Netflix‘ fantastischer, morbider und nicht immer jugendfreier Animations-Trip geht in die zweite Runde: Acht Kurzfilme von Filmschaffenden aus aller Welt erzählen von mörderischen Robotern, gruseligen Weihnachtsmännern und dystopischen Zukunftsvisionen. Die zweite Staffel der Anthologienserie «Love, Death & Robots» macht einiges besser als der erste Durchgang, ist aber insgesamt dennoch eher uninspiriert geraten.
Man kann Netflix einiges vorwerfen, aber zumindest in Bezug auf Animation gibt der Streamingdienst ordentlich Gas. Seit Jahren investiert Netflix viel Geld in Animationsprojekte, die bei grossen Studios keinen Platz finden, weil sie etwa zu experimentell («Klaus»), zu absurd («The Willoughbys») oder nicht familientauglich («BoJack Horseman») sind. Für viele Filmschaffende, welche die Grenzen der Technik ausloten möchten, ohne auf ein breites Publikum zu verzichten, ist Netflix somit zu einem wichtigen Player im Trickfilmbusiness geworden.

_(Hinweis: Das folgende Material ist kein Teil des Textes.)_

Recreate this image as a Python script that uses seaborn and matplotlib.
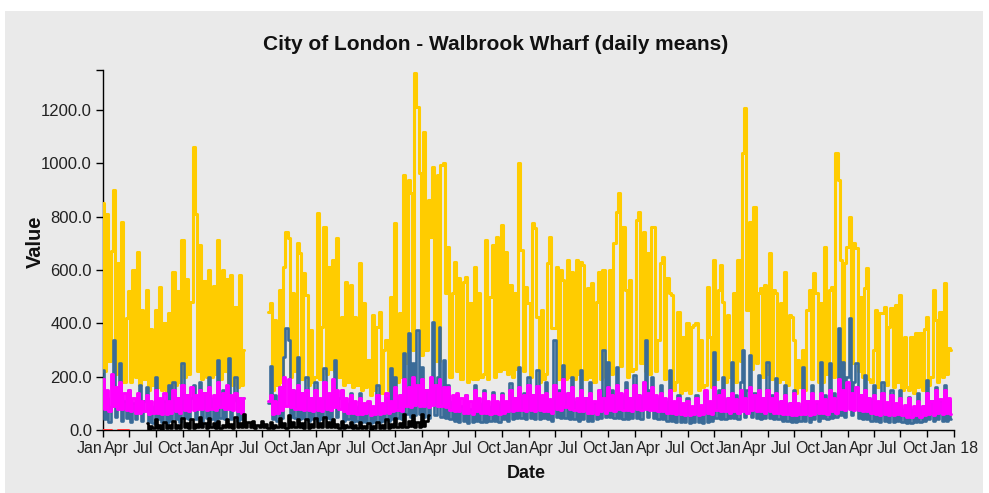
import numpy as np
import pandas as pd
import matplotlib
matplotlib.use('Agg')
import matplotlib.pyplot as plt
import seaborn as sns
from matplotlib.patches import Rectangle
from matplotlib.transforms import ScaledTranslation

nan = np.nan

# four readings per month (days 1, 8, 16, 23)
WEEK_DAYS = [1, 8, 16, 23]

# yellow series, Jan 2010 - Dec 2017
yellow = [
    # 2010
    850, 220, 810, 260,  670, 900, 210, 625,  240, 781, 180, 420,  520, 180, 600, 200,
    669, 170, 450, 190,  525, 150, 380, 170,  450, 160, 537, 150,  400, 140, 440, 160,
    594, 170, 520, 180,  712, 200, 566, 210,  480, 1062, 810, 220, 695, 190, 560, 200,
    # 2011
    600, 200, 540, 210,  712, 190, 600, 220,  566, 180, 580, 170,  460, 160, 580, 170,
    300, nan, nan, nan,  nan, nan, nan, nan,  nan, nan, nan, 444,  475, 150, 412, 170,
    525, 180, 612, 744,  719, 200, 512, 220,  700, 662, 190, 587,  506, 170, 375, 180,
    # 2012
    200, 812, 190, 387,  762, 210, 612, 230,  637, 220, 719, 200,  425, 170, 556, 180,
    544, 160, 425, 170,  625, 150, 475, 160,  262, 130, 431, 150,  387, 444, 140, 300,
    337, 150, 500, 170,  775, 180, 437, 200,  956, 250, 937, 887,  300, 1337, 1212, 962,
    # 2013
    280, 1119, 300, 862, 725, 987, 260, 956,  260, 994, 1000, 512, 687, 200, 512, 631,
    220, 569, 190, 556,  575, 180, 475, 190,  612, 190, 512, 200,  210, 712, 190, 500,
    694, 200, 725, 220,  769, 230, 669, 210,  544, 200, 512, 230,  1000, 675, 220, 537,
    # 2014
    475, 200, 775, 756,  425, 180, 450, 190,  210, 625, 725, 381,  381, 612, 190, 600,
    562, 190, 637, 200,  594, 190, 637, 210,  631, 619, 190, 531,  200, 550, 180, 480,
    594, 190, 600, 200,  230, 600, 210, 700,  819, 887, 240, 762,  525, 200, 562, 220,
    # 2015
    230, 787, 819, 250,  744, 220, 662, 210,  762, 762, 220, 337,  625, 650, 190, 569,
    512, 506, 150, 180,  444, 140, 350, 150,  400, 140, 387, 394,  400, 150, 337, 160,
    170, 537, 350, 160,  637, 190, 525, 619,  481, 180, 431, 200,  200, 512, 180, 637,
    # 2016
    260, 1037, 1206, 450, 781, 230, 837, 250, 512, 531, 200, 544,  210, 662, 190, 525,
    512, 180, 475, 190,  594, 170, 431, 425,  337, 140, 262, 160,  300, 150, 450, 525,
    190, 587, 512, 180,  475, 180, 687, 210,  525, 537, 200, 1037, 937, 637, 230, 625,
    # 2017
    687, 800, 250, 700,  681, 220, 500, 200,  531, 606, 190, 180,  300, 450, 160, 437,
    437, 462, 170, 387,  456, 160, 469, 180,  506, 150, 350, 160,  150, 350, 140, 362,
    160, 362, 150, 380,  425, 170, 200, 525,  412, 180, 444, 200,  550, 210, 306, 300,
]

# steel blue series, Jan 2010 - Dec 2017
blue = [
    # 2010
    225, 40, 120, 30,  90, 337, 50, 140,  250, 35, 110, 45,  150, 30, 100, 40,
    80, 170, 35, 110,  160, 30, 90, 25,   200, 40, 100, 30,  110, 25, 170, 35,
    180, 40, 120, 30,  250, 45, 130, 40,  120, 170, 40, 100, 180, 35, 140, 45,
    # 2011
    200, 40, 120, 35,  262, 45, 150, 40,  130, 269, 40, 110, 200, 35, 120, 40,
    120, nan, nan, nan, nan, nan, nan, nan, nan, nan, nan, 100, 240, 40, 130, 35,
    160, 45, 275, 381, 337, 50, 150, 45,  275, 40, 140, 45,  200, 35, 120, 40,
    # 2012
    180, 35, 110, 40,  231, 45, 130, 40,  140, 262, 50, 120, 150, 35, 100, 40,
    140, 30, 90, 35,   137, 30, 80, 30,   100, 25, 70, 30,   169, 30, 90, 35,
    120, 35, 231, 40,  200, 45, 130, 40,  287, 60, 362, 50,  250, 55, 375, 60,
    # 2013
    237, 50, 150, 45,  160, 406, 55, 200, 387, 50, 262, 45,  169, 40, 110, 35,
    131, 30, 90, 35,   130, 25, 80, 30,   169, 35, 100, 30,  150, 30, 90, 35,
    144, 35, 100, 30,  140, 40, 100, 35,  175, 40, 120, 45,  237, 45, 140, 40,
    # 2014
    200, 45, 130, 40,  225, 40, 120, 45,  180, 40, 110, 35,  337, 50, 150, 45,
    244, 45, 140, 40,  200, 40, 110, 35,  225, 40, 120, 35,  180, 35, 100, 40,
    150, 45, 300, 50,  256, 50, 150, 45,  237, 45, 130, 40,  180, 40, 120, 45,
    # 2015
    206, 45, 130, 40,  180, 337, 50, 150, 200, 45, 120, 40,  169, 40, 110, 35,
    225, 35, 100, 30,  130, 30, 80, 30,   120, 25, 80, 30,   130, 30, 80, 25,
    144, 30, 90, 35,   294, 45, 150, 40,  200, 40, 120, 45,  256, 45, 130, 40,
    # 2016
    180, 300, 50, 150, 280, 50, 140, 45,  206, 40, 120, 45,  256, 45, 130, 40,
    194, 40, 110, 35,  170, 35, 100, 30,  150, 30, 90, 35,   237, 35, 110, 30,
    170, 40, 100, 35,  256, 45, 130, 40,  250, 45, 140, 50,  381, 55, 256, 50,
    # 2017
    200, 419, 55, 180, 250, 45, 130, 40,  206, 40, 120, 35,  170, 35, 100, 30,
    181, 35, 100, 30,  150, 30, 90, 35,   150, 30, 80, 25,   125, 25, 80, 30,
    140, 30, 90, 35,   187, 40, 110, 35,  162, 40, 110, 35,  169, 35, 110, 40,
]

# magenta series, Jan 2010 - Dec 2017
magenta = [
    # 2010
    190, 80, 150, 70,  210, 90, 160, 80,  180, 80, 140, 75,  150, 70, 120, 65,
    140, 65, 110, 70,  130, 60, 110, 65,  150, 65, 120, 60,  140, 60, 110, 65,
    150, 70, 120, 65,  170, 75, 130, 70,  160, 75, 130, 80,  150, 80, 140, 75,
    # 2011
    160, 80, 130, 75,  180, 85, 140, 80,  170, 80, 130, 75,  140, 70, 120, 65,
    120, nan, nan, nan, nan, nan, nan, nan, nan, nan, nan, 110, 130, 60, 110, 65,
    160, 75, 200, 90,  190, 85, 150, 80,  170, 80, 140, 75,  150, 75, 120, 70,
    # 2012
    150, 75, 120, 70,  180, 80, 140, 75,  190, 85, 150, 80,  150, 70, 120, 65,
    130, 65, 110, 60,  120, 60, 100, 65,  110, 55, 90, 60,   130, 60, 100, 65,
    140, 65, 110, 70,  160, 75, 130, 70,  190, 90, 160, 85,  200, 95, 170, 90,
    # 2013
    190, 90, 150, 85,  200, 95, 170, 90,  190, 90, 160, 85,  160, 75, 130, 70,
    140, 70, 120, 65,  130, 65, 110, 60,  150, 70, 120, 65,  140, 65, 110, 60,
    130, 65, 110, 60,  130, 65, 110, 70,  150, 70, 120, 75,  160, 75, 130, 70,
    # 2014
    170, 75, 130, 70,  165, 75, 130, 70,  140, 70, 115, 65,  170, 80, 140, 75,
    190, 85, 140, 80,  160, 75, 120, 70,  150, 70, 120, 65,  140, 65, 110, 60,
    150, 70, 120, 65,  160, 75, 130, 70,  170, 80, 140, 75,  150, 75, 120, 70,
    # 2015
    170, 80, 130, 75,  180, 80, 140, 75,  160, 75, 130, 70,  140, 70, 120, 65,
    150, 65, 110, 60,  120, 60, 100, 55,  110, 55, 90, 60,   120, 55, 95, 60,
    150, 65, 110, 60,  160, 75, 130, 70,  150, 70, 120, 65,  140, 70, 115, 65,
    # 2016
    150, 70, 120, 65,  160, 75, 130, 70,  150, 70, 120, 65,  150, 70, 120, 65,
    140, 65, 110, 60,  130, 60, 100, 55,  140, 55, 100, 60,  150, 60, 110, 55,
    140, 60, 110, 65,  140, 65, 115, 60,  150, 70, 120, 65,  190, 80, 150, 75,
    # 2017
    180, 80, 140, 75,  160, 75, 130, 70,  150, 70, 120, 65,  130, 60, 110, 55,
    140, 60, 105, 55,  130, 55, 100, 60,  120, 55, 95, 50,   120, 50, 90, 55,
    110, 50, 90, 55,   140, 60, 110, 55,  150, 65, 115, 60,  150, 65, 120, 60,
]

# black series, Jun 2010 - Jan 2013
black_start = '2010-06-01'
black = [
    # 2010
    25, 5, 15, 8,   40, 8, 20, 5,   30, 6, 18, 8,   35, 8, 20, 6,
    45, 10, 25, 8,  40, 8, 22, 10,  50, 10, 28, 8,
    # 2011
    45, 10, 25, 8,  35, 8, 20, 10,  40, 10, 22, 8,  50, 10, 28, 12,
    60, 12, 30, 10, 35, 8, 20, 10,  35, 10, 22, 8,  30, 8, 18, 10,
    45, 10, 25, 8,  55, 12, 30, 10, 40, 10, 25, 8,  40, 8, 22, 10,
    # 2012
    45, 10, 25, 12, 50, 12, 30, 10, 40, 10, 22, 8,  35, 8, 20, 10,
    30, 8, 18, 6,   30, 6, 16, 8,   25, 5, 15, 6,   30, 6, 18, 8,
    40, 8, 22, 10,  45, 10, 25, 12, 60, 12, 35, 15, 55, 12, 30, 10,
    # 2013
    60, 15, 35, 56,
]

# red series, Jan 2010 - Apr 2010
red_start = '2010-01-01'
red = [1.5, 1.5, 1.5, 1.5,  1.5, nan, nan, 1.5,  1.5, 1.5, 1.5, 1.5,  1.5, nan, nan, nan]

colors = {'yellow': '#FFCC00', 'blue': '#3A6B98', 'magenta': '#FF00FF',
          'black': '#000000', 'red': '#FF3333'}
widths = {'yellow': 2.2, 'blue': 1.9, 'magenta': 2.1, 'black': 1.9, 'red': 1.4}

y_ticks = [0, 200, 400, 600, 800, 1000, 1200]
x_tick_labels = ['Jan', 'Apr', 'Jul', 'Oct'] * 8 + ['Jan 18']


def weekly_dates(start, n_values):
    months = pd.date_range(start, periods=n_values // 4, freq='MS')
    return [m + pd.Timedelta(days=d - 1) for m in months for d in WEEK_DAYS]


def to_frame(values, start):
    d = pd.DataFrame({'date': weekly_dates(start, len(values)), 'value': values})
    d['seg'] = d['value'].isna().cumsum()  # keep gaps as gaps
    return d.dropna()


series = [
    ('yellow', to_frame(yellow, '2010-01-01')),
    ('blue', to_frame(blue, '2010-01-01')),
    ('magenta', to_frame(magenta, '2010-01-01')),
    ('black', to_frame(black, black_start)),
    ('red', to_frame(red, red_start)),
]

sns.set_style('ticks')
plt.rcParams['font.family'] = ['Liberation Sans', 'DejaVu Sans']

fig = plt.figure(figsize=(9.89, 4.93), dpi=100)
fig.patch.set_facecolor('white')
fig.patches.append(Rectangle((5 / 989, 0), 978 / 989, 482 / 493, transform=fig.transFigure,
                             facecolor='#EAEAEA', edgecolor='none', zorder=-10))

ax = fig.add_axes([103 / 989, 1 - 430 / 493, 851 / 989, 360 / 493])
ax.set_zorder(1)
ax.set_facecolor('none')

# step lines, so each reading shows up as a thin vertical bar like the original
for i, (name, d) in enumerate(series):
    sns.lineplot(data=d, x='date', y='value', units='seg', estimator=None,
                 color=colors[name], linewidth=widths[name], drawstyle='steps-mid',
                 ax=ax, zorder=2 + i)

ax.set_xlim(pd.Timestamp('2010-01-01'), pd.Timestamp('2018-01-01'))
ax.set_ylim(0, 1350)
ax.set_xticks(pd.date_range('2010-01-01', '2018-01-01', freq='QS'))
ax.set_xticklabels(x_tick_labels)
ax.set_yticks(y_ticks)
ax.set_yticklabels([f'{v:.1f}' for v in y_ticks])
ax.set_yticks([1350], minor=True)
ax.tick_params(axis='both', which='both', direction='out', length=5, width=1,
               color='black', labelsize=12, labelcolor='#222222', pad=3)
ax.tick_params(axis='x', labelsize=11.5)
ax.set_xlabel('')
ax.set_ylabel('')
for s in ['top', 'right']:
    ax.spines[s].set_visible(False)
for s in ['left', 'bottom']:
    ax.spines[s].set_color('black')
    ax.spines[s].set_linewidth(1)
    ax.spines[s].set_zorder(1)

# month labels sit a little left of their ticks, the last one is centred
shift = ScaledTranslation(-13 / 100, 0, fig.dpi_scale_trans)
for lbl in ax.get_xticklabels()[:-1]:
    lbl.set_transform(lbl.get_transform() + shift)

fig.text(496 / 989, 1 - 45 / 493, 'City of London - Walbrook Wharf (daily means)',
         ha='center', va='center', fontsize=15, fontweight='bold', color='#111111')
fig.text(526 / 989, 1 - 474 / 493, 'Date', ha='center', va='center',
         fontsize=13, fontweight='bold', color='#111111')
fig.text(35 / 989, 1 - 242 / 493, 'Value', ha='center', va='center', rotation=90,
         fontsize=14.5, fontweight='bold', color='#111111')

fig.savefig('out.png', dpi=100)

Das merkten auch David Fincher («Fight Club», «Mank») und Tim Miller («Deadpool»), die mit ihrer Idee einer animierten Science-Fiction-Anthologie bei Netflix auf offene Ohren stiessen. Und so erschienen im Frühling 2019 unter der Federführung von Miller gleich 18 animierte Kurzfilme von verschiedenen Regisseuren, die neben ihrer Form eines gemein hatten: Was hier gezeigt wurde, war definitiv nichts für kleine Kinder. Der erste Durchgang von «Love, Death & Robots» sparte nicht an brutalen Szenen und Splatter, Grusel und Science-Fiction, und leider auch nicht an Mysogynie. Viele der 18 ausschliesslich von Männern umgesetzten kurzen Filme machten Frauen zu Opfern und Objekten: Vergewaltigung als Plot-Point, weibliche Nacktheit als Stilmittel – eine Male-Gaze-Anthologie, quasi.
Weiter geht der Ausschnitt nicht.